The current pardon process goes back to the Eisenhower administration. There’s a Pardon Office and a Pardon Attorney in the DOJ which has the responsibility for receiving pardon applications and making recommendations to the President. What’s quite striking is that under current guidelines (or at least what they were as of 2008), you are not even supposed to apply for a pardon unless you’ve served your sentence and been out of prison for at least five years. (Since 2008, President Obama has pardoned and commuted far more individuals than all recent predecessors combined.)

In other words, as currently constituted, the pardon power is supposed to be a purely symbolic power – simply expunging guilt for a crime someone has already served time for. That is not what it’s for. That’s not why it’s needed. Of course, the President still holds the full pardon power in his hands. He or she can do whatever they want. But they’re now supposed to follow this tightly attenuated process.

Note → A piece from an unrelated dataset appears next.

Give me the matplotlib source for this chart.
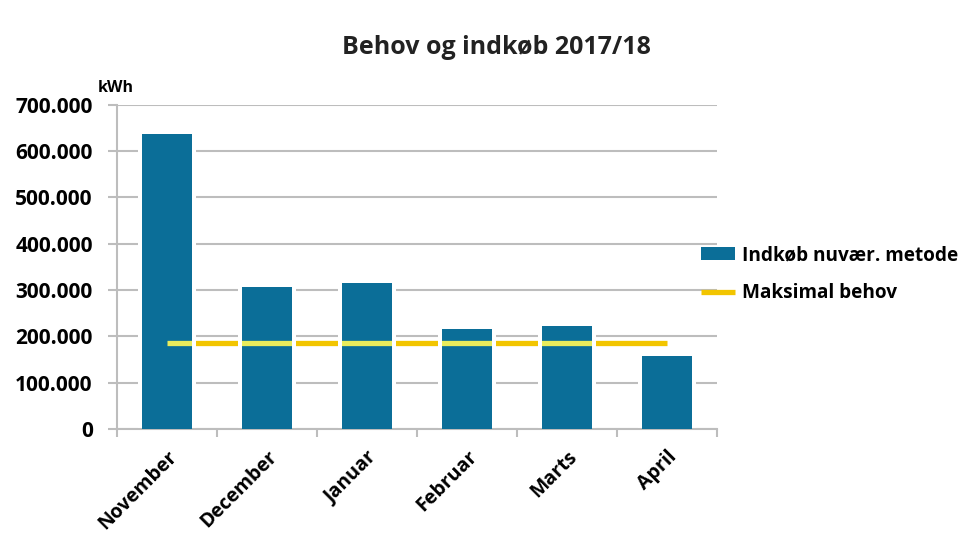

There are countless people in the criminal justice system who deserve mercy, for myriad reasons – extreme sentences, injustices that are beyond the reach of the appeals process, simple mercy, exceptional transformations during incarceration. They are as unique as the millions who serve in prisons. This is not an indictment of the criminal justice system in itself. One can believe in punishment and accountability and yet recognize that there must be a pressure valve, a source of mercy that goes beyond the narrow confines of the letter of the law. Without that possibility of mercy, acted on with some frequency, justice can’t be justice.